Oct. 21st, 2004

atotalblamblam: (Default)
I will be glad when this week is over. Chris is mad about something and being moody. Suddenly I've got all this training to do, and I need my food handler's card by Monday. One of the girls has been a huge handful lately, especially picking fights with the other girls, and every time I have to single her out, she gets really upset. The classroom is a mess. I was going to rat my hair all big and psycho for the Halloween party on Friday but now with all the moodiness of coworkers I think I'd just feel self conscious.



I'm gonna need to e-mail my dad in the short future. I've held it off long enough and I just need to let him know where things stand. Mom said something really interesting and important last night: how to be truly at peace with yourself in your current life, you need to resolve all your issues of the past. To get your ducks all in a row, so to speak. Like, before I can move on, I've got to deal with the past and be *ready* to move on.

So, first step is to let Dad know where things stand.

Soon I will brainstorm a list of all the other things I need to deal with.

I want to meet some family from my dad's side. My aunt Pam, who's had a very adventurous life. Another aunt who has no children and lives on her own farm with horses in Northern Washington. Also, it appears I have quite a bit of family in Canada, in B.C., and I want to meet them. I have an aunt and uncle up there who own a motorcycle shop. A cousin my age who's a computer nerd.

The greataupair thing doesn't seem to be working out, and so I've got to have a look at my options, make a decision which direction I want to go, and commit to it.

Options:
-Figure out how to scrounge up enough money to go through an au pair agency that'd send me to Norway. It's the cheapest one I've come across that seems to still be pretty good. That'd be $300 for agency fees, then however much visas and airfare end up costing.

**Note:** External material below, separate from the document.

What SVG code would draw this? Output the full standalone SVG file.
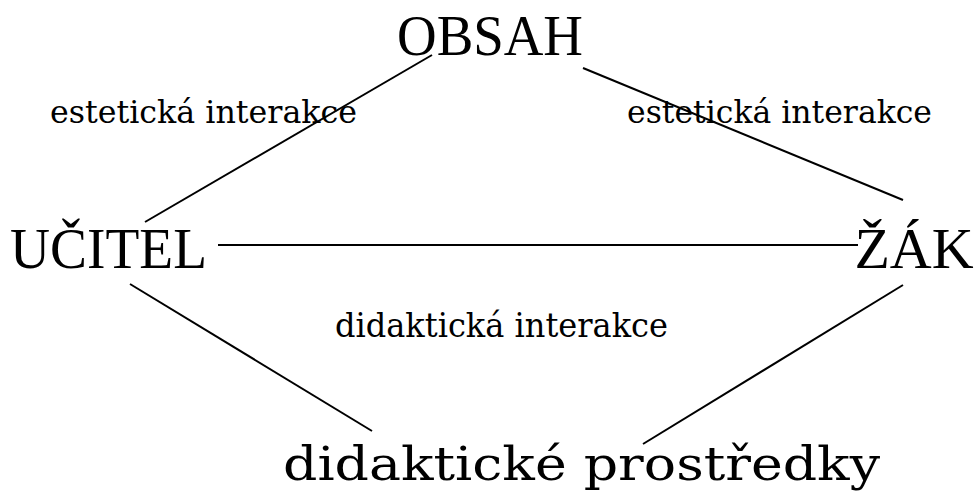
<svg xmlns="http://www.w3.org/2000/svg" width="977" height="492" viewBox="0 0 977 492">
<style>
.cap{font-family:"Liberation Serif","Times New Roman",serif;font-size:58px;fill:#000}
.lab{font-family:"DejaVu Serif","Liberation Serif",serif;fill:#000}
.ln{stroke:#000;stroke-width:2;fill:none}
</style>
<rect width="977" height="492" fill="#fff"/>
<g id="connectors">
<line class="ln" x1="145" y1="222" x2="432" y2="55"/>
<line class="ln" x1="583" y1="68" x2="903" y2="200"/>
<line class="ln" x1="218" y1="245" x2="858" y2="245"/>
<line class="ln" x1="130" y1="284" x2="372" y2="431"/>
<line class="ln" x1="903" y1="285" x2="643" y2="444"/>
</g>
<g id="obsah"><text class="cap" x="397" y="55" textLength="186" lengthAdjust="spacingAndGlyphs">OBSAH</text></g>
<g id="ucitel"><text class="cap" x="10" y="268" textLength="197" lengthAdjust="spacingAndGlyphs">UČITEL</text></g>
<g id="zak"><text class="cap" x="914" y="268" font-size="56" text-anchor="middle">ŽÁK</text></g>
<g id="prostredky"><text class="lab" x="283" y="480" font-size="46" textLength="597" lengthAdjust="spacingAndGlyphs">didaktické prostředky</text></g>
<g id="labels">
<text class="lab" x="50" y="123" font-size="32" textLength="307" lengthAdjust="spacingAndGlyphs">estetická interakce</text>
<text class="lab" x="627" y="123" font-size="32" textLength="305" lengthAdjust="spacingAndGlyphs">estetická interakce</text>
<text class="lab" x="335" y="337" font-size="33" textLength="333" lengthAdjust="spacingAndGlyphs">didaktická interakce</text>
</g>
</svg>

-Or contact my family in Canada. See what resources and info they have about jobs, a place I could live, etc.

-Or get ahold of my Alaska SP peeps. See what resources they can dig up. I think I have to do this anyway because it's part of dealing with the past.

-Or (this is one my counselor suggested) look in the yellow pages for AK, Montana, Washington, etc. and cold call about jobs.

-Or commit wholeheartedly to Americorps.

I've just started dealing with some stuff about my grandparents and the kind of environment I've grown up in and unhealthy coping strategies and the person I am today. I don't like to be bitter and act like the victim and blame all my problems on the people who raised me, mostly because I don't want to *feel* like a victim. And because of this, I've let a bunch of yucky things slip under my radar. Yeah, hello Aimee!, my life is harder because of how I grew up. Yeah, I have some things that I find majorly difficult--such as making friends, boyfriends, such as being confident and independent enough to just dropkick all this shit and just move out and go have a life of my own--difficulties that are a pretty direct result of the environment I grew up in. God dammit.

In my head I thought this entry would be thoughtful and expressive and well-organized, but it came out all jumbled.


The bottom line, as plainly as I can say it, is this: Grandma and Grandpa have controlled me all of my life and they are still controlling me now. I want to go off somewhere far away because deep, deep down inside of me, I know that the only way for me to be in control of my life is to leave this environment for good.


Anyway, I will be glad when this week is over.
atotalblamblam: (Default)
Oh, I love my doggy's ears! They're so sweet and wiggly and little and soft as a mouse's fur!